Computershare will be sending information packages to registered Fractional Holders after the Consolidation with instructions on how to surrender their common share certificates. The Company intends to treat Fractional Holders who hold their shares through banks, brokers or other nominees in the same manner as its registered Fractional Holders. Accordingly, the Company will instruct all nominees to effect the Consolidation / Split for their beneficial holders.

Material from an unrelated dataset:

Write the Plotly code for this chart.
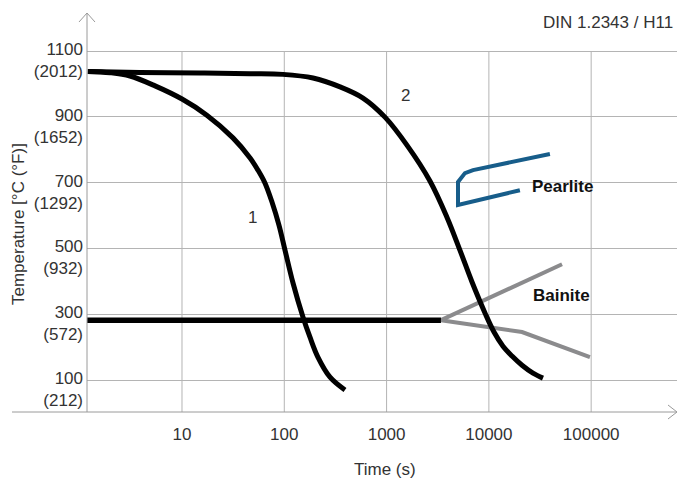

Those shareholders who hold their common shares through a bank, broker or other nominee should contact such broker or nominee with any questions in this regard.

 

In addition, at the extraordinary general meeting, the Company's shareholders approved the previously announced name change of the Company to "Scully Royalty Ltd.". The name change will become effective at the close of business on June 3, 2019 and the Company's common shares will commence trading on the NYSE under the new symbol "SRL" on June 4, 2019.

 

Certificates representing Common Shares will not be affected by the name change and will not need to be exchanged except in relation to Fractional Holders as described above. Further information regarding the above corporate actions is set forth in the Company's proxy statement dated May 8, 2019, a copy of which is available under the Company's profile at www.sec.gov.